Ho letto “Exit” di Alicia Giménez-Bartlett

“Sono venuta qui per suicidarmi in modo originale, personalizzato, confortevole e poco traumatico – esattamente come promette la vostra pubblicità -, in modo civilizzato, e questo è proprio quello che intendo fare”.
Il dottor Berset, coadiuvato dal collega Eugenius e dall’infermiera tuttofare Matea, ha messo in piedi un bel business. Si è inventato una residenza, Exit, in cui ricchi, uomini e donne, stanchi e annoiati della vita, vanno a concludere le loro esistenze. Una pratica costosissima in un ambiente raffinato, per sei-sette persone alla volta che convivono per alcuni mesi: mangiano, si divertono, fanno escursioni, in attesa che per ognuno venga il momento giusto per dire basta. Sono cicli trimestrali che si concludono invariabilmente con il cambio di stagione. Naturalmente c’è il diritto di recesso, se uno cambia idea e vuole uscire, gli vengono restituiti i soldi, tranne quelli spesi per la sua sussistenza. Unica condizione per tutti i partecipanti è quella di essere in perfetta salute e di non essere depressi (occorre portare il certificato medico).

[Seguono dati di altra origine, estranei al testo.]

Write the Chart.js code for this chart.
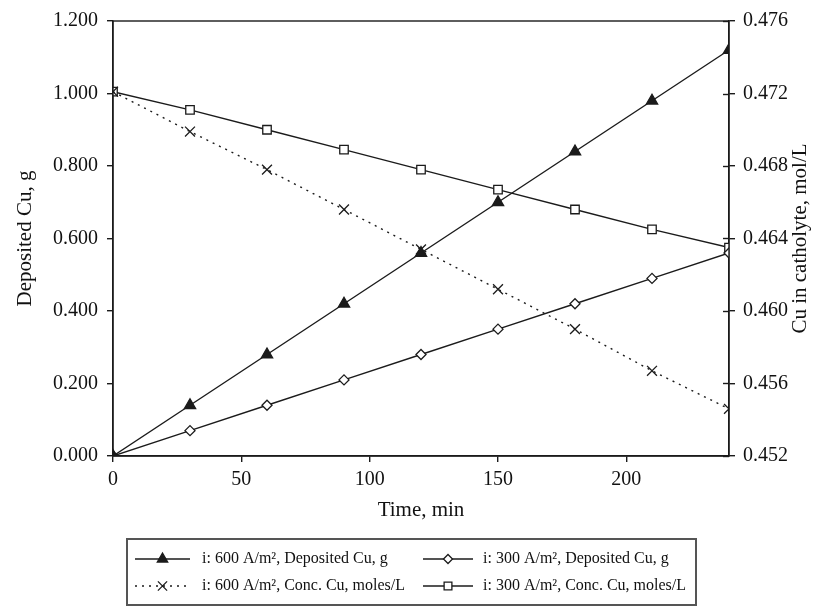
<!DOCTYPE html>
<html>
<head>
<meta charset="utf-8">
<script src="https://cdn.jsdelivr.net/npm/chart.js@4/dist/chart.umd.min.js"></script>
<style>
  html, body { margin: 0; padding: 0; background: #fff; }
  #wrap { width: 825px; height: 609px; }
</style>
</head>
<body>
<div id="wrap"><canvas id="c" width="825" height="609"></canvas></div>
<script>
// Electrowinning run: copper deposited on the cathode and copper left in the catholyte
const timeMin = [0, 30, 60, 90, 120, 150, 180, 210, 240];
const deposited600 = [0, 0.14, 0.28, 0.42, 0.56, 0.70, 0.84, 0.98, 1.12];
const deposited300 = [0, 0.07, 0.14, 0.21, 0.28, 0.35, 0.42, 0.49, 0.56];
const conc600 = [0.4721, 0.4699, 0.4678, 0.4656, 0.4634, 0.4612, 0.4590, 0.4567, 0.4546];
const conc300 = [0.4721, 0.4711, 0.4700, 0.4689, 0.4678, 0.4667, 0.4656, 0.4645, 0.4635];

const timeTicks = [0, 50, 100, 150, 200];
const depositTicks = [0, 0.2, 0.4, 0.6, 0.8, 1.0, 1.2];
const concTicks = [0.452, 0.456, 0.460, 0.464, 0.468, 0.472, 0.476];

const seriesNames = [
  'i: 600 A/m\u00B2, Deposited Cu, g',
  'i: 300 A/m\u00B2, Deposited Cu, g',
  'i: 600 A/m\u00B2, Conc. Cu, moles/L',
  'i: 300 A/m\u00B2, Conc. Cu, moles/L'
];
const xTitle = 'Time, min';
const leftTitle = 'Deposited Cu, g';
const rightTitle = 'Cu in catholyte, mol/L';

const INK = '#1b1b1b';
const SERIF = '"Liberation Serif", "Times New Roman", serif';

const pairs = ys => timeMin.map((t, i) => ({ x: t, y: ys[i] }));

const datasets = [
  { label: seriesNames[0], data: pairs(deposited600), yAxisID: 'y',
    pointStyle: 'triangle', pointRadius: 6.5, backgroundColor: INK, borderDash: [] },
  { label: seriesNames[1], data: pairs(deposited300), yAxisID: 'y',
    pointStyle: 'rectRot', pointRadius: 5, backgroundColor: '#fff', borderDash: [] },
  { label: seriesNames[2], data: pairs(conc600), yAxisID: 'y2',
    pointStyle: 'crossRot', pointRadius: 7, backgroundColor: '#fff', borderDash: [2, 5] },
  { label: seriesNames[3], data: pairs(conc300), yAxisID: 'y2',
    pointStyle: 'rect', pointRadius: 6, backgroundColor: '#fff', borderDash: [] }
].map(d => Object.assign({
  borderColor: INK, borderWidth: 1.4, pointBorderColor: INK,
  pointBackgroundColor: d.backgroundColor, pointBorderWidth: 1.3,
  showLine: true, fill: false, tension: 0
}, d));

// Frame, inward ticks on the right axis, axis titles and the boxed legend
const decor = {
  id: 'decor',
  afterDraw(chart) {
    const { ctx, chartArea: a, scales } = chart;
    ctx.save();
    ctx.strokeStyle = INK;
    ctx.lineWidth = 1.4;
    ctx.strokeRect(a.left, a.top, a.right - a.left, a.bottom - a.top);

    // right axis ticks cross the axis line
    concTicks.forEach(v => {
      const py = Math.round(scales.y2.getPixelForValue(v)) + 0.5;
      ctx.beginPath();
      ctx.moveTo(a.right - 6, py);
      ctx.lineTo(a.right, py);
      ctx.stroke();
    });

    // axis titles
    ctx.fillStyle = '#111';
    ctx.font = '21px ' + SERIF;
    ctx.textAlign = 'center';
    ctx.textBaseline = 'middle';
    ctx.fillText(xTitle, (a.left + a.right) / 2, 510);
    const midY = (a.top + a.bottom) / 2;
    ctx.save();
    ctx.translate(25, midY);
    ctx.rotate(-Math.PI / 2);
    ctx.fillText(leftTitle, 0, 0);
    ctx.restore();
    ctx.save();
    ctx.translate(800, midY);
    ctx.rotate(-Math.PI / 2);
    ctx.fillText(rightTitle, 0, 0);
    ctx.restore();

    // legend
    ctx.font = '16px ' + SERIF;
    ctx.textAlign = 'left';
    const cols = [{ x0: 135, x1: 190, tx: 202 }, { x0: 423, x1: 473, tx: 483 }];
    const rows = [559, 586];
    const widest = Math.max(ctx.measureText(seriesNames[1]).width, ctx.measureText(seriesNames[3]).width);
    const box = { left: 127, top: 539, right: Math.round(cols[1].tx + widest + 10), bottom: 605 };
    ctx.strokeStyle = '#555';
    ctx.lineWidth = 2;
    ctx.strokeRect(box.left, box.top, box.right - box.left, box.bottom - box.top);
    datasets.forEach((d, i) => {
      const c = cols[i % 2], ry = rows[Math.floor(i / 2)];
      ctx.strokeStyle = INK;
      ctx.lineWidth = d.borderWidth;
      ctx.setLineDash(d.borderDash);
      ctx.beginPath();
      ctx.moveTo(c.x0, ry);
      ctx.lineTo(c.x1, ry);
      ctx.stroke();
      ctx.setLineDash([]);
      ctx.fillStyle = d.pointBackgroundColor;
      ctx.lineWidth = d.pointBorderWidth;
      Chart.helpers.drawPoint(ctx, { pointStyle: d.pointStyle, radius: d.pointRadius - 0.5, rotation: 0, borderWidth: d.pointBorderWidth }, (c.x0 + c.x1) / 2, ry);
      ctx.fillStyle = '#111';
      ctx.fillText(d.label, c.tx, ry);
    });
    ctx.restore();
  }
};

const tickFont = { family: SERIF, size: 20 };

new Chart(document.getElementById('c'), {
  type: 'scatter',
  data: { datasets },
  options: {
    responsive: false,
    devicePixelRatio: 1,
    animation: false,
    layout: { padding: { top: 16, left: 0, right: 0, bottom: 0 } },
    plugins: { legend: { display: false }, tooltip: { enabled: false } },
    scales: {
      x: {
        type: 'linear', min: 0, max: 240,
        afterBuildTicks: s => { s.ticks = timeTicks.map(v => ({ value: v })); },
        afterFit: s => { s.height = 153; },
        grid: { drawOnChartArea: false, drawTicks: true, tickLength: 6, color: INK, lineWidth: 1.4 },
        border: { display: true, color: INK, width: 1.4 },
        ticks: { font: tickFont, color: '#111', padding: 6, maxRotation: 0, autoSkip: false }
      },
      y: {
        position: 'left', min: 0, max: 1.2,
        afterBuildTicks: s => { s.ticks = depositTicks.map(v => ({ value: v })); },
        afterFit: s => { s.width = 113; },
        grid: { drawOnChartArea: false, drawTicks: true, tickLength: 6, color: INK, lineWidth: 1.4 },
        border: { display: true, color: INK, width: 1.4 },
        ticks: { font: tickFont, color: '#111', padding: 9, callback: v => v.toFixed(3) }
      },
      y2: {
        position: 'right', min: 0.452, max: 0.476,
        afterBuildTicks: s => { s.ticks = concTicks.map(v => ({ value: v })); },
        afterFit: s => { s.width = 96; },
        grid: { drawOnChartArea: false, drawTicks: true, tickLength: 6, color: INK, lineWidth: 1.4 },
        border: { display: true, color: INK, width: 1.4 },
        ticks: { font: tickFont, color: '#111', padding: 8, callback: v => v.toFixed(3) }
      }
    }
  },
  plugins: [decor]
});
</script>
</body>
</html>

Il dottor Berset rimase solo nel giardino, davanti alla grande casa dove gli ospiti, nelle loro camere, cominciavano a spegnere le luci. Tutta quella gente che presto sarebbe morta, riposava sotto la sua protezione. Si sentì un po’ come un dio.
Berset si occupa di tutto dal punto di vista medico, mentre Eugenius è il fantasista che escogita le soluzioni adatte per il trapasso di ogni partecipante. C’è infatti chi vuole una morte ispirata a Giulio Cesare, chi a Madame Bovary, chi vuole morire con una messa in scena da antico Egitto. Questo è l’aspetto grottesco della vicenda.
“Tra noi la parola ‘mai’, come la parola ‘sempre’, dovrebbe aver perso ogni significato, anche nelle osservazioni di carattere generale.”
In realtà il romanzo è basato sugli intrecci dei rapporti tra i partecipanti. C’è il finanziere maturo e raffinato, la vedova ancora piacente, la coppia di lesbiche, il giovane poeta, un ferroviere che spende tutta la liquidazione per morire. Arriva anche un clochard che rappresenta la componente ‘anche i rifiuti umani devono morire’.
“Lei crede che un suicidio elegante debba essere diritto esclusivo delle classi dominanti?”
Matea cucina e organizza pranzi e cene in cui non mancano mai lo champagne né i liquori. Uno a uno spariscono, lasciando nel morale dei superstiti i segni indelebili del loro passaggio. Anche Eugenius, pur essendo socio della ditta, fiaccato dalla scomparsa di una delle giovani lesbiche, decide di uscire di scena. Poi, con l’autunno arriveranno nuovi ospiti.
La paura è la sola cosa che separa l’uomo dal suicidio: la paura di non essere capaci, la paura di perdere la dignità, la paura di scoprire che la fine, quando arriva, non è bella e facile come si immaginava.
Tema non nuovo, idea non originalissima, su cui si sono esercitati scrittori e registi. Ad esempio Olias Barco, che nel 2010 ha diretto Kill Me Please, commedia ‘nera’ ambientata in Svizzera su una clinica analoga, dove però mancava la complessa interrelazione tra i personaggi, una rete che Giménez-Bartlett ha saputo tessere molto bene.
Mi ha sorpreso che questo romanzo, scritto nel 1983, uscito da poche settimane da Sellerio, sia l’opera prima dell’autrice catalana. Allora era poco più che trentenne e la prima inchiesta della fortunata serie di Petra Delicado sarebbe arrivata solo una dozzina di anni dopo. Un esordio davvero eccellente. Il romanzo mi ha intrigato molto e me ne sono staccato a malincuore. Non so se qualcuno ci abbia già pensato, ma sarebbe un testo eccellente da ridurre e mettere in scena a teatro. In effetti, il titolo di uno dei capitoli del romanzo recita: Commedia brillante?